Why does the code split segmentation output with num_parts = 133? (about background processing)

sha2nkt / deco

Estimate vertex-level 3D human-scene and human-object contacts across the full body mesh

https://deco.is.tue.mpg.de/

Other

58 stars 4 forks source link

Why does the code split segmentation output with num_parts = 133? (about background processing) #12

Closed dqj5182 closed 8 months ago

dqj5182 commented 8 months ago

Sorry for too many questions regarding processing segmentation. I just have a one last question.

It seems that the segmentation outputs 133 classes (excluding background). If I include background, then it seems to be more reasonable to split the segmentation output with num_parts = 134. Why did the code split it with num_parts = 133?

Screen Shot 2023-10-17 at 4 56 04 PM

ac5113 commented 8 months ago

The reasoning was that most (if not all) of the background would fall into one of the coco val panoptic classes, since it is afterall a scene segmentation model. Thus, background class has been included in the part segmentation prediction and mask, since we would need to differentiate between person/non-person.

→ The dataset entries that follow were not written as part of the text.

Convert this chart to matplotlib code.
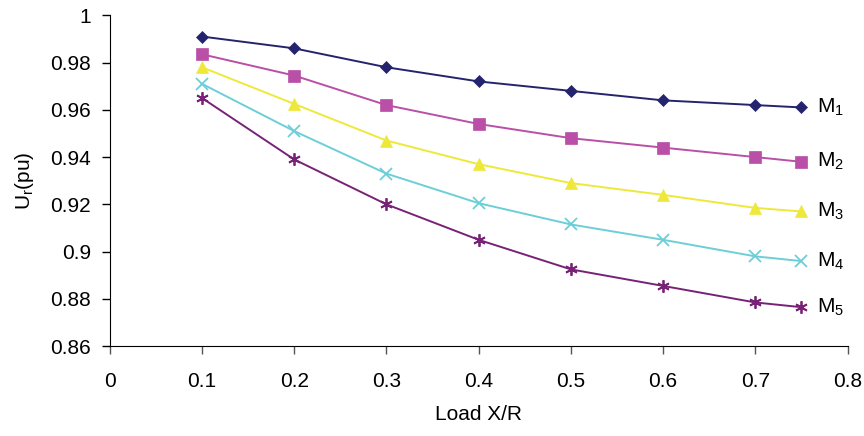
import numpy as np
import matplotlib.pyplot as plt

plt.rcParams['font.family'] = ['Liberation Sans', 'DejaVu Sans']

load_xr = [0.1, 0.2, 0.3, 0.4, 0.5, 0.6, 0.7, 0.75]
m1 = [0.991, 0.986, 0.978, 0.972, 0.968, 0.964, 0.962, 0.961]
m2 = [0.9835, 0.9745, 0.962, 0.954, 0.948, 0.944, 0.940, 0.938]
m3 = [0.978, 0.9625, 0.947, 0.937, 0.929, 0.924, 0.9185, 0.917]
m4 = [0.971, 0.951, 0.933, 0.9205, 0.9115, 0.905, 0.898, 0.896]
m5 = [0.965, 0.939, 0.920, 0.905, 0.8925, 0.8855, 0.8785, 0.8765]
names = ['M_1', 'M_2', 'M_3', 'M_4', 'M_5']

series = [m1, m2, m3, m4, m5]
colors = ['#24246e', '#b94fa7', '#eee83a', '#6ccfd8', '#782277']
markers = ['D', 's', '^', 'x', (6, 2, 0)]
msizes = [6.5, 8, 8, 8.5, 9]

fig = plt.figure(figsize=(8.64, 4.36), dpi=100)
ax = fig.add_axes([0.127, 0.206, 0.854, 0.759])

for ys, c, mk, ms, nm in zip(series, colors, markers, msizes, names):
    thin = mk == 'x' or isinstance(mk, tuple)
    ax.plot(load_xr, ys, color=c, marker=mk, markersize=ms, lw=1.4,
            markeredgewidth=1.3 if thin else 0.5)
    ax.text(load_xr[-1] + 0.017, ys[-1], r'$\mathregular{%s}$' % nm,
            fontsize=15, va='center', ha='left')

ax.set_xlim(0, 0.8)
ax.set_ylim(0.86, 1.0)
ax.set_xticks(np.arange(0, 0.81, 0.1))
ax.set_xticklabels(['0', '0.1', '0.2', '0.3', '0.4', '0.5', '0.6', '0.7', '0.8'])
ax.set_yticks(np.arange(0.86, 1.001, 0.02))
ax.set_yticklabels(['0.86', '0.88', '0.9', '0.92', '0.94', '0.96', '0.98', '1'])
ax.tick_params(direction='out', length=5.5, labelsize=15, width=1)
ax.tick_params(axis='x', pad=13, colors='#555555', labelcolor='black')
ax.tick_params(axis='y', pad=8)
ax.spines['top'].set_visible(False)
ax.spines['right'].set_visible(False)

ax.set_xlabel('Load X/R', fontsize=15, labelpad=10)
ax.set_ylabel(r'$\mathregular{U_r}$(pu)', fontsize=15, labelpad=10)

fig.savefig('out.png', dpi=100)
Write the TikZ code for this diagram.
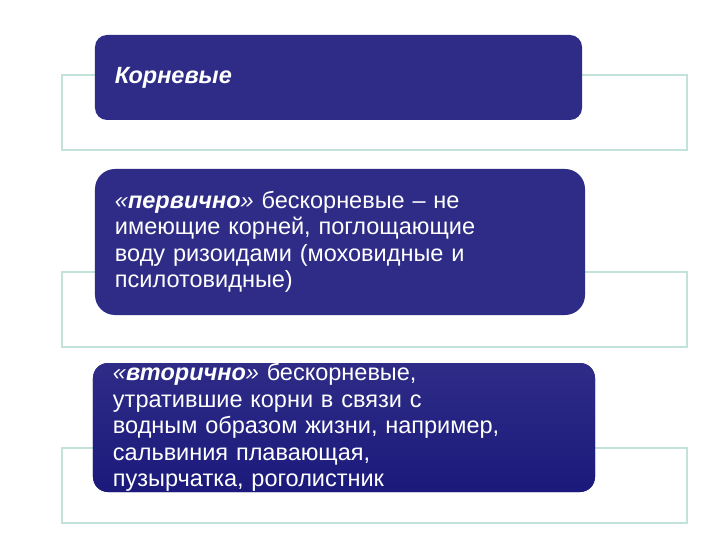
\documentclass[tikz,border=0pt]{standalone}
\usepackage{fontspec}
\setmainfont{Liberation Sans}
\definecolor{frameteal}{HTML}{C3E2DB}
\definecolor{boxblue}{HTML}{2E2C86}
\definecolor{boxdark}{HTML}{1B1A7C}
\tikzset{
  frame/.style={draw=frameteal,line width=1.6bp,rectangle,minimum width=625bp,minimum height=75bp,inner sep=0pt},
  box/.style={fill=boxblue,text=white,align=left,inner xsep=20bp,inner ysep=0pt,
    font=\fontsize{23.5bp}{26.5bp}\selectfont}
}

\begin{document}
\begin{tikzpicture}[x=1bp,y=-1bp]
  \useasboundingbox[fill=white] (0,0) rectangle (720,540);
  \node [frame] (f1) at (374.5,112.5) {};
  \node [frame] (f2) at (374.5,309.5) {};
  \node [frame] (f3) at (374.5,485.5) {};

  \node [box,rounded corners=12bp,minimum height=85bp,text width=447bp] (kornevye) at (338.5,77.5)
    {\textbf{\textit{Корневые}}};
  \node [box,rounded corners=20bp,minimum height=146bp,text width=450bp] (pervichno) at (340,242)
    {\textit{«\textbf{первично}»} бескорневые – не\\имеющие корней, поглощающие\\воду ризоидами (моховидные и\\псилотовидные)};
  \node [box,rounded corners=15bp,minimum height=129bp,text width=462bp,top color=boxblue,bottom color=boxdark] (vtorichno) at (344,427.5)
    {\textit{«\textbf{вторично}»} бескорневые,\\утратившие корни в связи с\\водным образом жизни, например,\\сальвиния плавающая,\\пузырчатка, роголистник};
\end{tikzpicture}
\end{document}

dqj5182 commented 8 months ago

Thanks for the reply.

But, the Mask2Former panoptic segmentation model does output background class (0) which is included in the final panoptic segmentation result. How do you process it? Specifically, what value do you impose the background class to be out of the values of 1 ~ 133?

ac5113 commented 8 months ago

Please check this issue. Mask2Former discards the background class during inference. Thus, all 133 classes in the output are object classes.